New home sales up, affordability down

Adam Smith 6 May 2016

house line graphNew home sales have risen even as affordability for Australian homebuyers worsens.

The HIA New Home Sales Report has shown a bounce-back for new home sales in March following a decline in February. The sale of new homes rose a seasonally-adjusted 8.9% for the month, driven largely by a 16.3% jump in multi-unit sales.

“This is another positive update for the residential construction sector. The bounce in March has moderated the downward trend that emerged in the second half of 2015. It’s also consistent with the trend in ABS new home building approvals,” HIA economist Diwa Hopkins said.

Hopkins said the RBA’s decision on Tuesday to cut the official cash rate to 1.75% should provide an added boost to residential construction. Many banks have already lowered their rates in response to the cut.
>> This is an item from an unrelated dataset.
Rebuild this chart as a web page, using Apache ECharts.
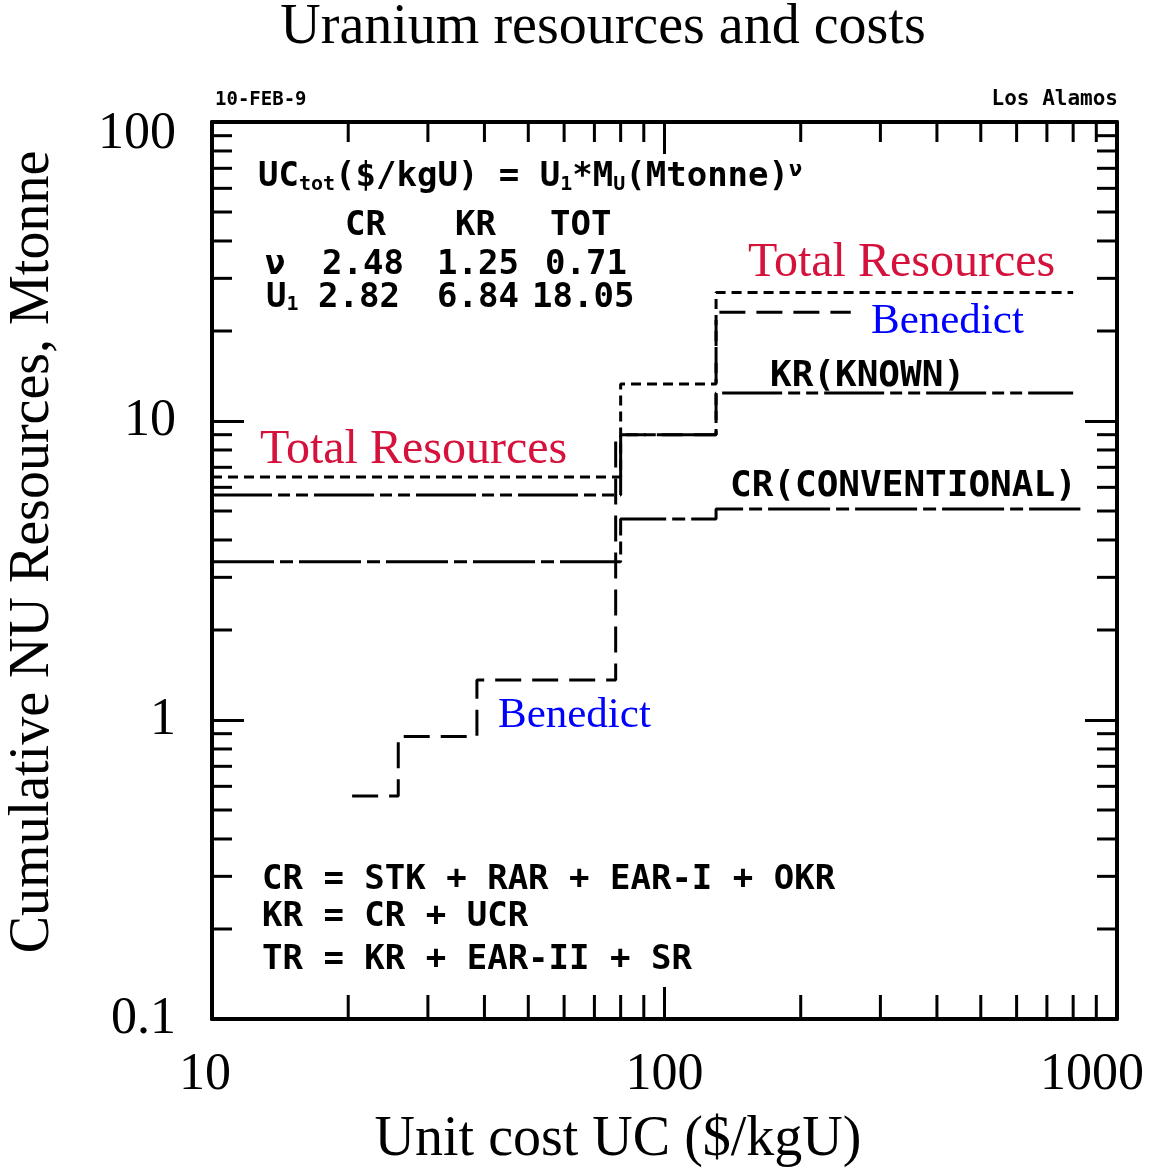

The rise in new home sales comes as analysis by Moody’s shows affordability has continued to decline over the year, with mortgage repayments now accounting for nearly 30% of the average monthly income.

News Ltd has reported Moody’s findings showing two-income households now devote 27.6% of their monthly income to mortgage payments, up from 27% at the same time last year.

Prime Minister Malcolm Turnbull, speaking to ABC’s RN Drive, conceded that some of the increase in home values leading to deteriorating affordability has been “unwelcome”.

“We have seen very strong very high growth in housing values in recent years. There’s been quite a bit of work done on housing affordability and I’ve led quite a bit of that work in the past going back to 2003. It is very clear that the reason we’ve seen this strong growth - perhaps, in some circumstances, unwelcome growth - in house prices is because we are not building enough houses. In other words, it’s a supply problem,” Turnbull said. He came in for criticism yesterday for suggesting housing affordability could be solved by parents lending the deposit to their children.

Labor has proposed limiting negative gearing to newly-constructed housing, a measure Turnbull claimed would limit supply.

“What Labor is proposing to do with their ban on negative gearing will send house values south, it will constrain the rental market. It will result in a significant reduction in the number of properties available to rent and will result in an increase in rents,” he said.